Now, back to CORS and OPUS for Engineers.
Articles 7, 9, and 14 give very detailed instructions about how to edit a problematic RINEX (Receiver Independent Exchange Format) file and fix a poor OPUS run. Most probably, an OPUS user does not need to edit a RINEX file. But it is absolutely necessary for students in a geodesy major to be familiar with TEQC (Translate, Edit, and Quality Control) commands, the most popular GPS data editor tool used in the GNSS community. These three articles can be used as tutorials for TEQC training.
Other articles cover wide topics related to OPUS and CORS, including network adjustment to OPUS solutions in land surveying, real-time kinematic GPS, transforming positions and velocities between ITRF2000 and NAD83, the NGS Horizontal Time-Dependent Positioning (HTDP) software, and transforming OPUS ITRF00 coordinates to WGS84.

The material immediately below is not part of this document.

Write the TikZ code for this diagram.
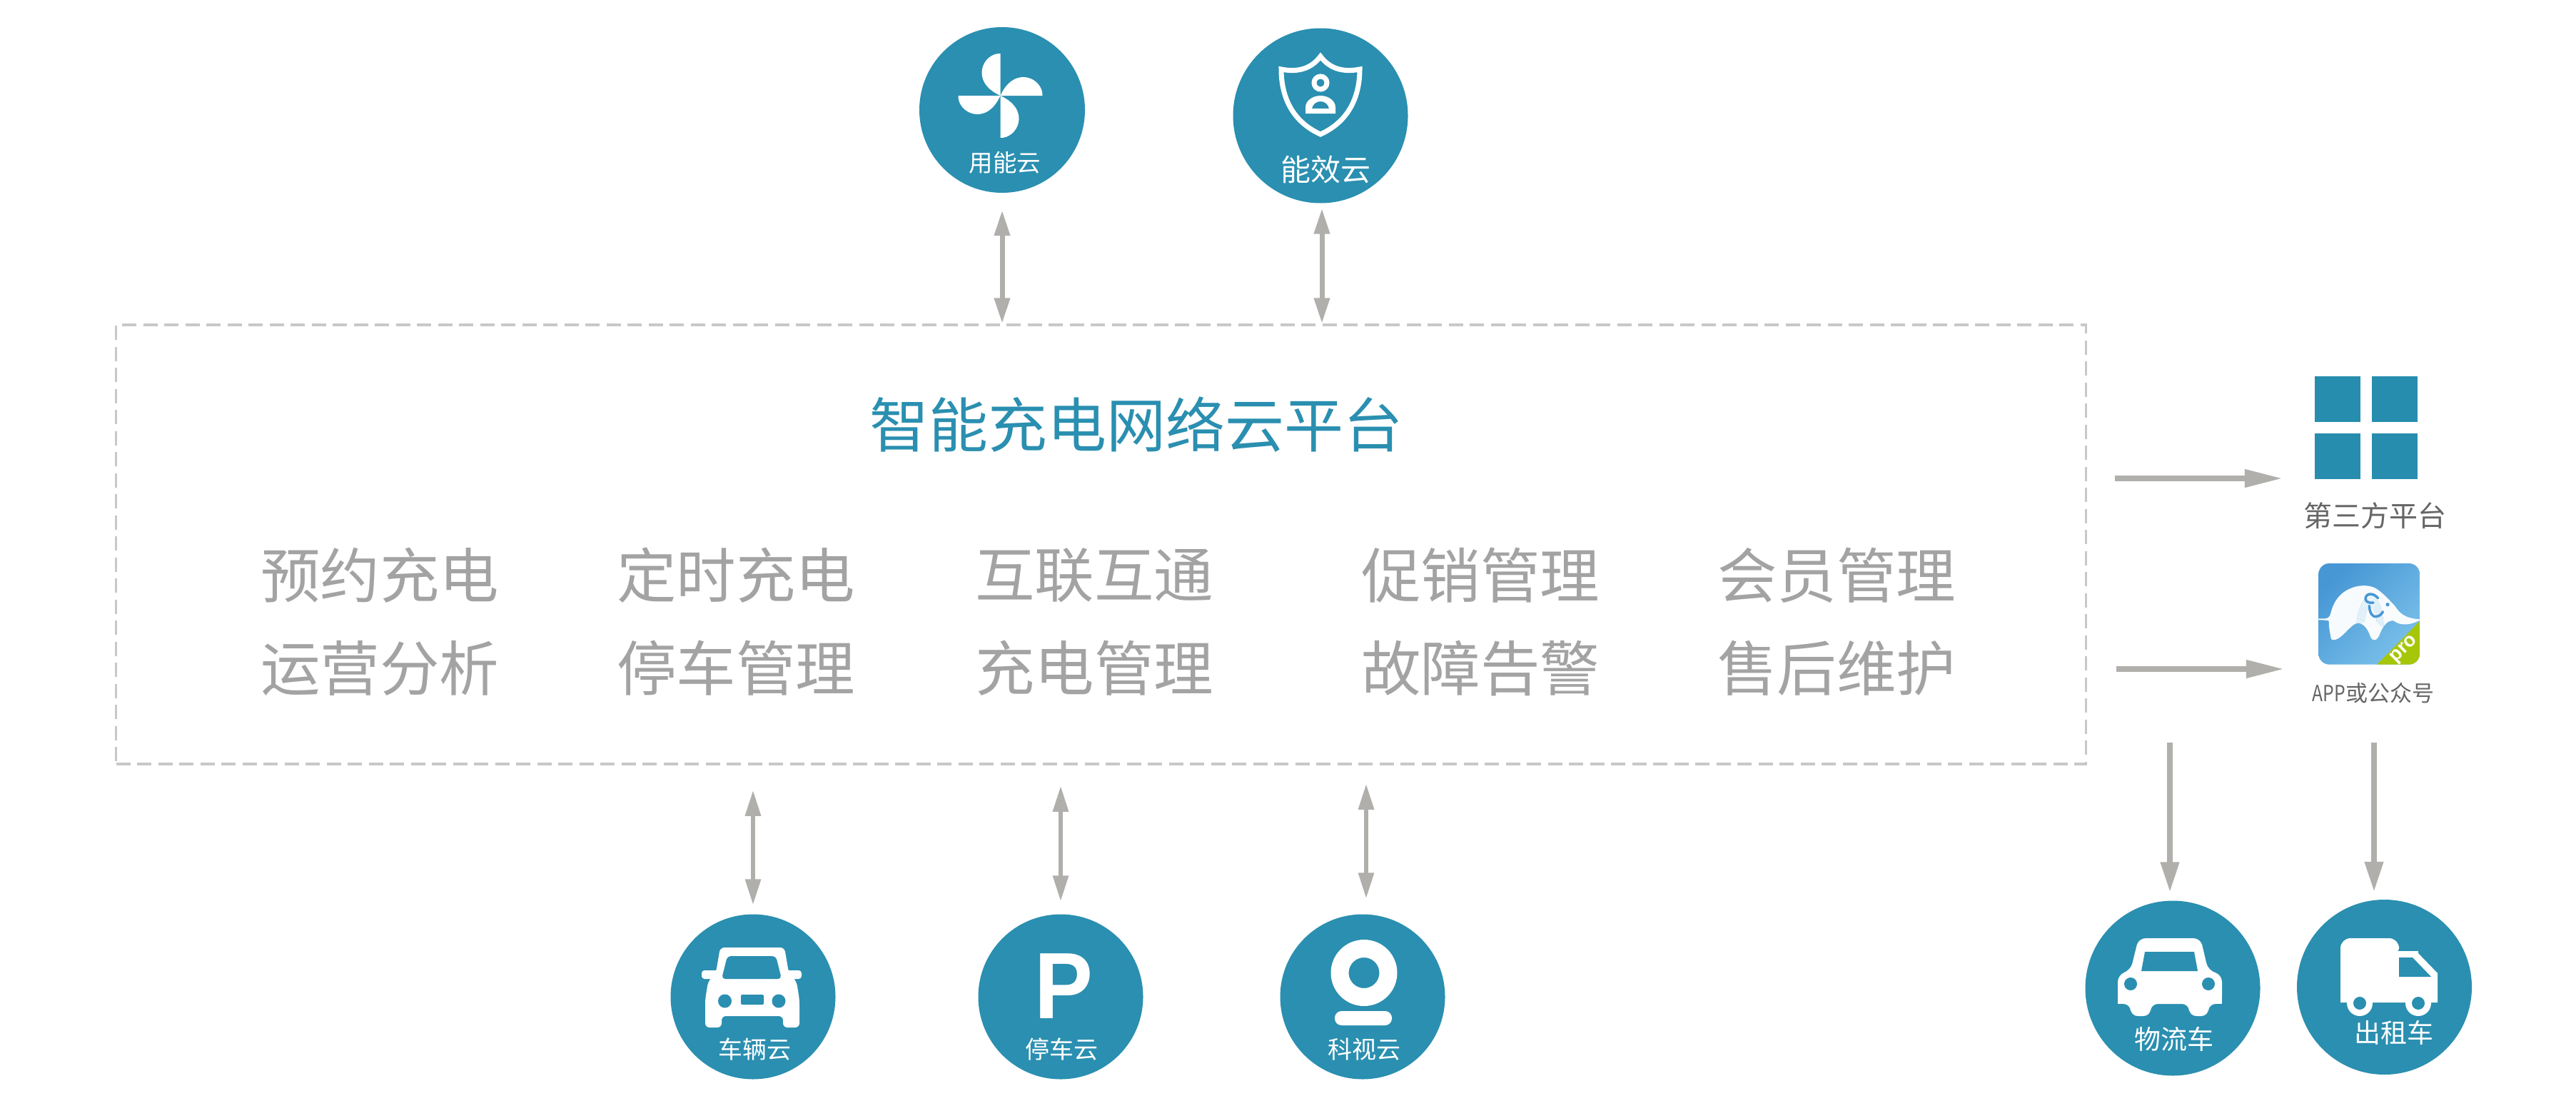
\documentclass[tikz,border=0pt]{standalone}
\usepackage{fontspec}
\usepackage{graphicx}
\setmainfont{Noto Sans CJK SC}
\newfontfamily\latinbold[BoldFont=Liberation Sans Bold]{Liberation Sans}
\usetikzlibrary{arrows.meta,calc}
\definecolor{teal1}{HTML}{2A8FB0}
\definecolor{teal2}{HTML}{278DAE}
\definecolor{arrowgrey}{HTML}{B0AFAB}
\definecolor{dashgrey}{HTML}{C8C8C8}
\definecolor{textgrey}{HTML}{A3A3A3}
\definecolor{labelgrey}{HTML}{666666}
\definecolor{appgreen}{HTML}{A6C60A}
\definecolor{appblueA}{HTML}{4797D5}
\definecolor{appblueB}{HTML}{7AC0E9}
\tikzset{
  disc/.style={circle,fill=teal1,inner sep=0pt,minimum size=#1},
  disclabel/.style={text=white,inner sep=0pt,font=\fontsize{#1}{#1}\selectfont},
  gridtext/.style={text=textgrey,inner sep=0pt,font=\fontsize{83.5}{90}\selectfont},
  square/.style={fill=teal2,inner sep=0pt,minimum size=64pt},
  biarrow/.style={draw=arrowgrey,line width=7pt,{Triangle[length=36pt,width=21pt]}-{Triangle[length=36pt,width=21pt]}},
  biarrowthin/.style={draw=arrowgrey,line width=6pt,{Triangle[length=36pt,width=21pt]}-{Triangle[length=36pt,width=21pt]}},
  downarrow/.style={draw=arrowgrey,line width=7.5pt,-{Triangle[length=42pt,width=25pt]}},
  rightarrow/.style={draw=arrowgrey,line width=7.5pt,-{Triangle[length=53pt,width=24pt]}},
}
\begin{document}
\begin{tikzpicture}[x=1pt,y=-1pt]
\useasboundingbox (0,0) rectangle (3609,1563);
\fill[white] (0,0) rectangle (3609,1563);

% main box
\node[draw=dashgrey,line width=3.5pt,dash pattern=on 20pt off 9.5pt,inner sep=0pt,
      minimum width=2760pt,minimum height=615pt] (box) at (1542.5,762.5) {};
\node[text=teal1,inner sep=0pt,font=\fontsize{83}{90}\selectfont] (title) at (1592,595) {智能充电网络云平台};
\node[gridtext] (g11) at (532,806) {预约充电};
\node[gridtext] (g12) at (1031,806) {定时充电};
\node[gridtext] (g13) at (1533,806) {互联互通};
\node[gridtext] (g14) at (2074,806) {促销管理};
\node[gridtext] (g15) at (2573,806) {会员管理};
\node[gridtext] (g21) at (532,936) {运营分析};
\node[gridtext] (g22) at (1031,936) {停车管理};
\node[gridtext] (g23) at (1533,936) {充电管理};
\node[gridtext] (g24) at (2074,936) {故障告警};
\node[gridtext] (g25) at (2573,936) {售后维护};

% discs
\node[disc=232pt] (yn) at (1404,154) {};
\node[disc=245pt] (nx) at (1850,162) {};
\node[disc=231pt] (cl) at (1055,1396) {};
\node[disc=231pt] (pk) at (1486,1396) {};
\node[disc=231pt] (ks) at (1909,1396) {};
\node[disc=245pt] (wl) at (3044,1384) {};
\node[disc=245pt] (cz) at (3340.5,1382.5) {};

% labels
\node[disclabel=33.5] (ynl) at (1408,228) {用能云};
\node[disclabel=42] (nxl) at (1857,238) {能效云};
\node[disclabel=34] (cll) at (1057,1470) {车辆云};
\node[disclabel=34] (pkl) at (1487,1470) {停车云};
\node[disclabel=34] (ksl) at (1911,1470) {科视云};
\node[disclabel=37] (wll) at (3046,1455) {物流车};
\node[disclabel=37] (czl) at (3354,1446) {出租车};

% pinwheel icon
\foreach \a in {0,90,180,270}
  \fill[white,shift={(1401.5,134)},rotate=\a] (0,0) -- (0,-59) .. controls (-24,-60) and (-44,-20) .. (0,0) -- cycle;

% shield icon
\draw[white,line width=7pt,line join=miter,miter limit=10]
  (1850,79) .. controls (1838,95) and (1820,102) .. (1795,97)
  .. controls (1795,135) and (1810,170) .. (1850,188)
  .. controls (1890,170) and (1905,135) .. (1905,97)
  .. controls (1880,102) and (1862,95) .. (1850,79) -- cycle;
\draw[white,line width=7pt] (1850,116) circle[radius=9];
\fill[white,even odd rule]
  (1829,159) -- (1829,150) .. controls (1829,142) and (1838,134) .. (1850,134)
  .. controls (1862,134) and (1871,142) .. (1871,150) -- (1871,159) -- cycle
  (1838,152) .. controls (1839,146) and (1844,142) .. (1850,142)
  .. controls (1856,142) and (1861,146) .. (1862,152) -- cycle;

% car icon (vehicle cloud)
\fill[white,rounded corners=6pt]
  (1003,1362) -- (1009,1327) -- (1099,1327) -- (1105,1362) -- (1116,1375) -- (1120,1400)
  -- (1120,1439) -- (1097,1439) -- (1097,1423) -- (1011,1423) -- (1011,1439) -- (988,1439)
  -- (988,1400) -- (992,1375) -- cycle;
\fill[white,rounded corners=4pt] (983,1359) rectangle (1123,1371);
\fill[teal1,rounded corners=5pt] (1019,1339) -- (1087,1339) -- (1095,1371) -- (1011,1371) -- cycle;
\fill[teal1] (1015.5,1402) circle[radius=9.5];
\fill[teal1] (1091,1402) circle[radius=9.5];
\fill[teal1,rounded corners=2pt] (1038,1393) rectangle (1070,1407);

% P icon
\node[text=white,inner sep=0pt,font=\latinbold\bfseries\fontsize{132}{132}\selectfont] (pglyph) at (1490,1381) {\scalebox{.93}[1]{P}};

% camera icon
\fill[white,even odd rule] (1911,1362.5) circle[radius=46.5] (1911,1362.5) circle[radius=21.5];
\fill[white,rounded corners=9.5pt] (1870,1416) rectangle (1950,1436);

% car icon (logistics)
\fill[white,rounded corners=10pt]
  (2985,1359) -- (2996,1314) -- (3083,1314) -- (3093.5,1359) -- (3113,1365) -- (3113,1406)
  -- (3094,1406) -- (3094,1423) -- (3067,1423) -- (3067,1406) -- (3013,1406) -- (3013,1423)
  -- (2985,1423) -- (2985,1406) -- (2967,1406) -- (2967,1365) -- cycle;
\fill[white] (2967,1385) rectangle (3113,1406);
\fill[white] (3013,1400) rectangle (3067,1406);
\fill[white] (2975,1385) rectangle (3105,1400);
\fill[teal1] (3005,1333) -- (3074,1333) -- (3079,1360) -- (3000,1360) -- cycle;
\fill[teal1] (2985,1378) circle[radius=9];
\fill[teal1] (3094,1378) circle[radius=9];

% truck icon
\fill[white,rounded corners=14pt]
  (3279,1404) -- (3279,1314) -- (3361,1314) -- (3361,1340) -- (3355,1332) [sharp corners] -- (3385,1332) -- (3415,1363) -- (3415,1404) -- cycle;
\fill[white] (3355,1332) rectangle (3388,1345);
\fill[white] (3306,1405) circle[radius=18];
\fill[white] (3388,1405) circle[radius=18];
\fill[teal1] (3361,1341) -- (3380,1341) -- (3406,1368) -- (3361,1368) -- cycle;
\fill[teal1] (3306,1405) circle[radius=9];
\fill[teal1] (3388,1405) circle[radius=9];

% third-party platform
\node[square] (s1) at (3275,559) {};
\node[square] (s2) at (3355,559) {};
\node[square] (s3) at (3275,639) {};
\node[square] (s4) at (3355,639) {};
\node[text=labelgrey,inner sep=0pt,font=\fontsize{40}{40}\selectfont] (tpl) at (3327,722) {第三方平台};

% app icon
\node[inner sep=0pt,minimum size=142pt] (app) at (3319,860) {};
\begin{scope}[shift={(3240,780)},x=.33333pt,y=-.33333pt]
  \begin{scope}
    \clip[rounded corners=15pt] (25,27) rectangle (450,452);
    \shade[top color=appblueA,bottom color=appblueB,shading angle=45] (25,27) rectangle (450,452);
    \fill[appgreen] (450,270) -- (450,452) -- (270,452) -- cycle;
    \fill[white,opacity=.96]
      (25,259) -- (52,259) .. controls (65,259) and (72,250) .. (75,240)
      .. controls (85,195) and (110,150) .. (165,130)
      .. controls (195,118) and (240,115) .. (270,135)
      .. controls (300,155) and (325,185) .. (345,205)
      .. controls (365,235) and (385,258) .. (450,262)
      -- (450,266)
      .. controls (420,282) and (375,295) .. (340,268)
      .. controls (315,265) and (295,290) .. (282,325)
      .. controls (272,350) and (255,360) .. (243,335)
      .. controls (232,305) and (220,285) .. (195,278)
      .. controls (170,275) and (145,315) .. (118,335)
      .. controls (100,350) and (85,352) .. (78,345)
      .. controls (72,315) and (68,295) .. (68,268)
      .. controls (60,266) and (45,265) .. (25,265) -- cycle;
    \foreach \s in {0.9,0.8,0.7,0.6,0.5,0.4}
      \draw[appblueB,opacity=.45,line width=.7pt]
        ($(245,250)+(-70*\s,60*\s)$) .. controls ($(245,250)+(-55*\s,-150*\s)$) and ($(245,250)+(55*\s,-150*\s)$) .. ($(245,250)+(60*\s,60*\s)$);
    \draw[appblueA,line width=3.5pt,line cap=round,line join=round]
      (275,173) .. controls (255,150) and (225,150) .. (222,175)
      .. controls (222,190) and (240,195) .. (255,192)
      (238,205) .. controls (240,235) and (250,255) .. (270,250)
      .. controls (282,248) and (290,240) .. (295,230);
    \fill[appblueA] (315,200) circle[radius=2.6pt];
  \end{scope}
\end{scope}
\node[text=white,inner sep=0pt,rotate=45,font=\latinbold\bfseries\fontsize{27}{27}\selectfont] (pro) at (3369,910) {pro};
\node[text=labelgrey,inner sep=0pt,font=\fontsize{31}{31}\selectfont] (appl) at (3325,971) {\scalebox{.8}[1]{APP}或公众号};

% connectors
\draw[biarrow,shorten <=24pt,shorten >=0pt] (yn.south) -- (yn.south |- box.north);
\draw[biarrow,shorten <=7pt,shorten >=0pt] ([xshift=2pt]nx.south) -- ([xshift=2pt]nx.south |- box.north);
\draw[biarrowthin,shorten <=13pt,shorten >=35pt] (cl.north) -- (cl.north |- box.south);
\draw[biarrowthin,shorten <=18pt,shorten >=29pt] (pk.north) -- (pk.north |- box.south);
\draw[biarrowthin,shorten <=22pt,shorten >=26pt] ([xshift=5pt]ks.north) -- ([xshift=5pt]ks.north |- box.south);
\coordinate (wlstart) at (3040,1040);
\coordinate (czstart) at (3326,1040);
\coordinate (tpstart) at (2963,670);
\coordinate (appstart) at (2965,937);
\draw[downarrow,shorten >=12pt] (wlstart) -- (wlstart |- wl.north);
\draw[downarrow,shorten >=11pt] (czstart) -- (czstart |- cz.north);
\draw[rightarrow,shorten >=45pt] (tpstart) -- (tpstart -| s3.west);
\draw[rightarrow,shorten >=48pt] (appstart) -- (appstart -| app.west);
\end{tikzpicture}
\end{document}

The articles included in this monograph are written at the appropriate level for the intended audience: senior undergraduate and graduate students, educators, academic researchers, and professional engineers working on surveying, GIS, and mapping applications. CORS and OPUS for Engineers is the first book that would be an appropriate self-contained textbook for a senior undergraduate or graduate geodesy course in online GPS data processing.
As in any new publication a scrupulous reader may find a few editing mistakes, for example, a paragraph in page 22 was duplicated. However, these few minor errors do not detract from the scientific correctness of the book’s contents.
Overall, CORS and OPUS for Engineers is an excellent reference — much needed by scientists, geodesists, engineers, and land surveyors who are currently using or plan to incorporate OPUS into their day-to-day operations. Moreover, recently OPUS-S became available to the international GPS community, opening a new alternative for timely and efficiently process GPS data collected by geodetic quality receivers anywhere around the world.